1. Computer science graduates are facing a surprising employment crisis, with the New York Federal Reserve reporting a 6.1% unemployment rate, higher than the average for all recent grads.
2. Computer engineering majors are even worse off, with a 7.5% unemployment rate, placing them among the top three hardest-hit degree holders in the latest labor data.
3. Journalism graduates, long told their industry was dying, are doing better, with an unemployment rate of just 4.4%, according to the same Federal Reserve analysis.
4. The tech hiring pipeline is no longer merit-based, says HR consultant Bryan Driscoll, who warns it now “rewards pedigree over potential,” locking many qualified CS grads out of jobs.
5. Entry-level tech jobs are vanishing, while unpaid internships remain common and companies increasingly offshore or automate roles that recent grads once trained for.
6. Artificial intelligence is not just a tool but a competitor, as companies replace junior engineers with AI systems that can perform certain tasks more efficiently, and without paychecks.
7. The coding gold rush has turned into a market crash, with CS program enrollments surging while companies simultaneously slash engineering budgets by up to 40%.
8. There’s a growing mismatch between skills and reality, as many grads discover they’ve been trained for roles that no longer exist in the numbers once promised.
9. Industry experts warn that many CS grads are unprepared, with finance consultant Michael Ryan bluntly saying “most can’t debug their way out of a paper bag.”

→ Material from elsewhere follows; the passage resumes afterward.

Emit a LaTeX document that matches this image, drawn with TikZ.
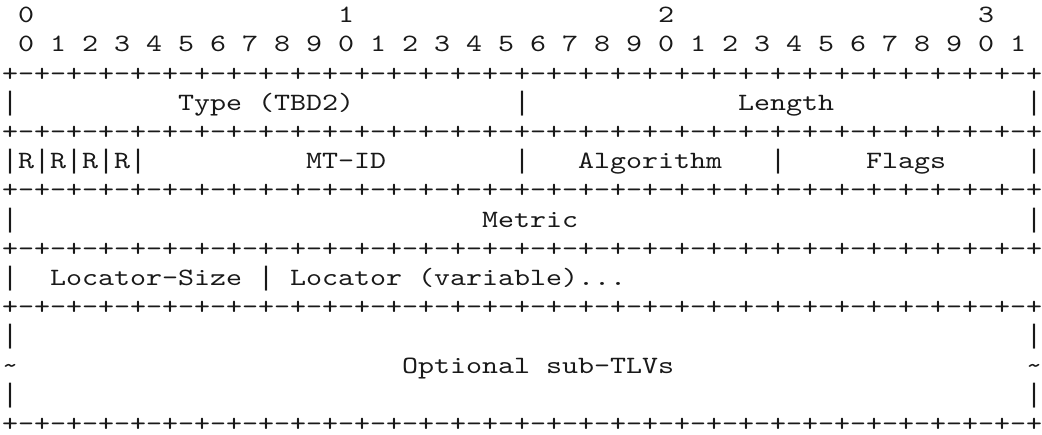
\documentclass[tikz,border=0pt]{standalone}
\usepackage{fontspec}
\newfontfamily\courfont{lmmono10-regular.otf}[FakeStretch=1.224]
\newfontfamily\libmono{Liberation Mono}
\newcommand\asciibar{{\libmono\fontsize{26.67}{30}\selectfont|}}
\def\sepline{+-+-+-+-+-+-+-+-+-+-+-+-+-+-+-+-+-+-+-+-+-+-+-+-+-+-+-+-+-+-+-+-+}
\begin{document}
\begin{tikzpicture}[x=1pt,y=-1pt,
  asc/.style={anchor=base west,inner sep=0pt,outer sep=0pt,text=black!90,
    font=\courfont\fontsize{24.9}{30}\selectfont}]
\useasboundingbox (0,0) rectangle (1042,434);
\def\cw{16}
\def\xo{2}
\def\bl#1{22.6+(#1-1)*29.2}
% row 1
\node[asc] (t0) at ({\xo+1*\cw},{\bl{1}}) {0};
\node[asc] (t1) at ({\xo+21*\cw},{\bl{1}}) {1};
\node[asc] (t2) at ({\xo+41*\cw},{\bl{1}}) {2};
\node[asc] (t3) at ({\xo+61*\cw},{\bl{1}}) {3};
% row 2
\foreach \i in {0,...,31}{
  \pgfmathtruncatemacro\dg{mod(\i,10)}
  \node[asc] (d\i) at ({\xo+(2*\i+1)*\cw},{\bl{2}}) {\dg};
}
% separators
\foreach \r in {3,5,7,9,11,15}{
  \node[asc] (s\r) at ({\xo},{\bl{\r}}) {\smash{\sepline}};
}
% row 4
\node[asc] (a0) at ({\xo},{\bl{4}}) {\asciibar};
\node[asc] (type) at ({\xo+11*\cw},{\bl{4}}) {Type (TBD2)};
\node[asc] (a1) at ({\xo+32*\cw},{\bl{4}}) {\asciibar};
\node[asc] (len) at ({\xo+46*\cw},{\bl{4}}) {Length};
\node[asc] (a2) at ({\xo+64*\cw},{\bl{4}}) {\asciibar};
% row 6
\node[asc] (rr) at ({\xo},{\bl{6}}) {\asciibar R\asciibar R\asciibar R\asciibar R\asciibar};
\node[asc] (mtid) at ({\xo+19*\cw},{\bl{6}}) {MT-ID};
\node[asc] (b1) at ({\xo+32*\cw},{\bl{6}}) {\asciibar};
\node[asc] (alg) at ({\xo+36*\cw},{\bl{6}}) {Algorithm};
\node[asc] (b2) at ({\xo+48*\cw},{\bl{6}}) {\asciibar};
\node[asc] (flags) at ({\xo+54*\cw},{\bl{6}}) {Flags};
\node[asc] (b3) at ({\xo+64*\cw},{\bl{6}}) {\asciibar};
% row 8
\node[asc] (c0) at ({\xo},{\bl{8}}) {\asciibar};
\node[asc] (metric) at ({\xo+30*\cw},{\bl{8}}) {Metric};
\node[asc] (c1) at ({\xo+64*\cw},{\bl{8}}) {\asciibar};
% row 10
\node[asc] (e0) at ({\xo},{\bl{10}}) {\asciibar};
\node[asc] (lsize) at ({\xo+3*\cw},{\bl{10}}) {Locator-Size};
\node[asc] (e1) at ({\xo+16*\cw},{\bl{10}}) {\asciibar};
\node[asc] (loc) at ({\xo+18*\cw},{\bl{10}}) {Locator (variable)...};
% rows 12-14
\node[asc] (f0) at ({\xo},{\bl{12}}) {\asciibar};
\node[asc] (f1) at ({\xo+64*\cw},{\bl{12}}) {\asciibar};
\node[asc] (g0) at ({\xo},{\bl{13}}) {\textasciitilde};
\node[asc] (sub) at ({\xo+25*\cw},{\bl{13}}) {Optional sub-TLVs};
\node[asc] (g1) at ({\xo+64*\cw},{\bl{13}}) {\textasciitilde};
\node[asc] (h0) at ({\xo},{\bl{14}}) {\asciibar};
\node[asc] (h1) at ({\xo+64*\cw},{\bl{14}}) {\asciibar};
\end{tikzpicture}
\end{document}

10. Some laid-off tech workers are being forced into extreme measures, including selling blood plasma, as they struggle to survive in a job market that once promised prosperity.
So What?
The coding craze once promised a fast track to stability, wealth, and relevance in a digital world. But the brutal reality unfolding shows that skill alone isn’t enough in an oversaturated, automated, and increasingly gatekept industry. For today’s graduates, it’s not just about learning to code, it’s about learning how to survive a system that’s rapidly evolving without them in mind.